**DIRECTIONS FOR THIS TASK:**
Transcribe the material word for word, but without the images.

**DATASET EXCERPT:**

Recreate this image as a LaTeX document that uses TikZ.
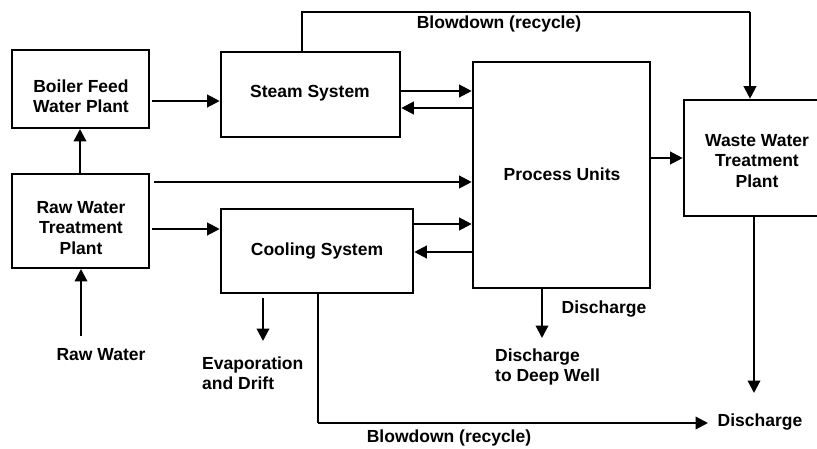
\documentclass[tikz,border=0pt]{standalone}
\usepackage{fontspec}
\setmainfont{Liberation Sans}
\usetikzlibrary{arrows.meta}
\begin{document}
\begin{tikzpicture}[x=1pt,y=-1pt,
  every node/.style={font=\fontsize{17.5}{20.5}\selectfont\bfseries, inner sep=0pt},
  thinbox/.style={draw, line width=2pt, rectangle},
  thickbox/.style={draw, line width=2.6pt, rectangle},
  lbl/.style={align=center},
  arr/.style={line width=2.2pt, -{Triangle[length=12.5pt,width=12.5pt]}},
  pipe/.style={line width=2.4pt}]
\useasboundingbox (0,0) rectangle (817,449);
\clip (0,0) rectangle (817,449);
% boxes
\node[thinbox, minimum width=137pt, minimum height=78pt] (boiler) at (80.5,89) {};
\node[thickbox, minimum width=179pt, minimum height=85pt] (steam) at (310.5,94.5) {};
\node[thinbox, minimum width=137pt, minimum height=94pt] (raw) at (80.5,221) {};
\node[thickbox, minimum width=192pt, minimum height=84pt] (cooling) at (317,251) {};
\node[thickbox, minimum width=177pt, minimum height=226pt] (process) at (561.5,175) {};
\node[thickbox, minimum width=146pt, minimum height=116pt] (waste) at (757,158) {};
% box texts
\node[lbl] (tboiler) at (81,96) {Boiler Feed\\Water Plant};
\node[lbl] (tsteam) at (310,93) {Steam System};
\node[lbl] (traw) at (81,228) {Raw Water\\Treatment\\Plant};
\node[lbl] (tcooling) at (317,251) {Cooling System};
\node[lbl] (tprocess) at (562,174) {Process Units};
\node[lbl] (twaste) at (757,161) {Waste Water\\Treatment\\Plant};
% free labels
\node (lblow1) at (499,24) {Blowdown (recycle)};
\node (lblow2) at (449,438) {Blowdown (recycle)};
\node (ldis1) at (604,309) {Discharge};
\node[align=left, anchor=west] (ldeep) at (495,367) {Discharge\\to Deep Well};
\node (ldis2) at (760,422) {Discharge};
\node[align=left, anchor=west] (levap) at (202,373) {Evaporation\\and Drift};
\node (lraw) at (101,355) {Raw Water};
% coordinates
\coordinate (blA) at (302,12);
\coordinate (blB) at (750,12);
\coordinate (deep) at (542,338);
\coordinate (wdis) at (754,393);
\coordinate (cbA) at (318,423);
\coordinate (cbB) at (708,423);
\coordinate (evA) at (263,298);
\coordinate (evB) at (263,341);
\coordinate (rawin) at (81,336);
\coordinate (rbx) at (80,0);
% connectors
\draw[arr] ([xshift=2pt]boiler.east |- 0,101) -- (steam.west |- 0,101);
\draw[arr] (rbx |- raw.north) -- (rbx |- boiler.south);
\draw[arr] (rawin) -- (raw.south -| rawin);
\draw[arr] ([xshift=4pt]raw.east |- 0,182) -- (process.west |- 0,182);
\draw[arr] ([xshift=2pt]raw.east |- 0,229) -- (cooling.west |- 0,229);
\draw[arr] (steam.east |- 0,91) -- (process.west |- 0,91);
\draw[arr] (process.west |- 0,108) -- (steam.east |- 0,108);
\draw[arr] (cooling.east |- 0,224) -- (process.west |- 0,224);
\draw[arr] (process.west |- 0,252) -- (cooling.east |- 0,252);
\draw[arr] (process.east |- 0,158) -- (waste.west |- 0,158);
\draw[pipe] (blA |- steam.north) -- (blA) -- (blB);
\draw[arr] (blB) -- (blB |- waste.north);
\draw[arr] (deep |- process.south) -- (deep);
\draw[arr] (wdis |- waste.south) -- (wdis);
\draw[pipe] (cbA |- cooling.south) -- (cbA);
\draw[arr] (cbA) -- (cbB);
\draw[arr] (evA) -- (evB);
\end{tikzpicture}
\end{document}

**EXERCISE OUTPUT:**
Recreate this image as a LaTeX document that uses TikZ.
\documentclass[tikz,border=0pt]{standalone}
\usepackage{fontspec}
\setmainfont{Liberation Sans}
\usetikzlibrary{arrows.meta}
\begin{document}
\begin{tikzpicture}[x=1pt,y=-1pt,
  every node/.style={font=\fontsize{17.5}{20.5}\selectfont\bfseries, inner sep=0pt},
  thinbox/.style={draw, line width=2pt, rectangle},
  thickbox/.style={draw, line width=2.6pt, rectangle},
  lbl/.style={align=center},
  arr/.style={line width=2.2pt, -{Triangle[length=12.5pt,width=12.5pt]}},
  pipe/.style={line width=2.4pt}]
\useasboundingbox (0,0) rectangle (817,449);
\clip (0,0) rectangle (817,449);
% boxes
\node[thinbox, minimum width=137pt, minimum height=78pt] (boiler) at (80.5,89) {};
\node[thickbox, minimum width=179pt, minimum height=85pt] (steam) at (310.5,94.5) {};
\node[thinbox, minimum width=137pt, minimum height=94pt] (raw) at (80.5,221) {};
\node[thickbox, minimum width=192pt, minimum height=84pt] (cooling) at (317,251) {};
\node[thickbox, minimum width=177pt, minimum height=226pt] (process) at (561.5,175) {};
\node[thickbox, minimum width=146pt, minimum height=116pt] (waste) at (757,158) {};
% box texts
\node[lbl] (tboiler) at (81,96) {Boiler Feed\\Water Plant};
\node[lbl] (tsteam) at (310,93) {Steam System};
\node[lbl] (traw) at (81,228) {Raw Water\\Treatment\\Plant};
\node[lbl] (tcooling) at (317,251) {Cooling System};
\node[lbl] (tprocess) at (562,174) {Process Units};
\node[lbl] (twaste) at (757,161) {Waste Water\\Treatment\\Plant};
% free labels
\node (lblow1) at (499,24) {Blowdown (recycle)};
\node (lblow2) at (449,438) {Blowdown (recycle)};
\node (ldis1) at (604,309) {Discharge};
\node[align=left, anchor=west] (ldeep) at (495,367) {Discharge\\to Deep Well};
\node (ldis2) at (760,422) {Discharge};
\node[align=left, anchor=west] (levap) at (202,373) {Evaporation\\and Drift};
\node (lraw) at (101,355) {Raw Water};
% coordinates
\coordinate (blA) at (302,12);
\coordinate (blB) at (750,12);
\coordinate (deep) at (542,338);
\coordinate (wdis) at (754,393);
\coordinate (cbA) at (318,423);
\coordinate (cbB) at (708,423);
\coordinate (evA) at (263,298);
\coordinate (evB) at (263,341);
\coordinate (rawin) at (81,336);
\coordinate (rbx) at (80,0);
% connectors
\draw[arr] ([xshift=2pt]boiler.east |- 0,101) -- (steam.west |- 0,101);
\draw[arr] (rbx |- raw.north) -- (rbx |- boiler.south);
\draw[arr] (rawin) -- (raw.south -| rawin);
\draw[arr] ([xshift=4pt]raw.east |- 0,182) -- (process.west |- 0,182);
\draw[arr] ([xshift=2pt]raw.east |- 0,229) -- (cooling.west |- 0,229);
\draw[arr] (steam.east |- 0,91) -- (process.west |- 0,91);
\draw[arr] (process.west |- 0,108) -- (steam.east |- 0,108);
\draw[arr] (cooling.east |- 0,224) -- (process.west |- 0,224);
\draw[arr] (process.west |- 0,252) -- (cooling.east |- 0,252);
\draw[arr] (process.east |- 0,158) -- (waste.west |- 0,158);
\draw[pipe] (blA |- steam.north) -- (blA) -- (blB);
\draw[arr] (blB) -- (blB |- waste.north);
\draw[arr] (deep |- process.south) -- (deep);
\draw[arr] (wdis |- waste.south) -- (wdis);
\draw[pipe] (cbA |- cooling.south) -- (cbA);
\draw[arr] (cbA) -- (cbB);
\draw[arr] (evA) -- (evB);
\end{tikzpicture}
\end{document}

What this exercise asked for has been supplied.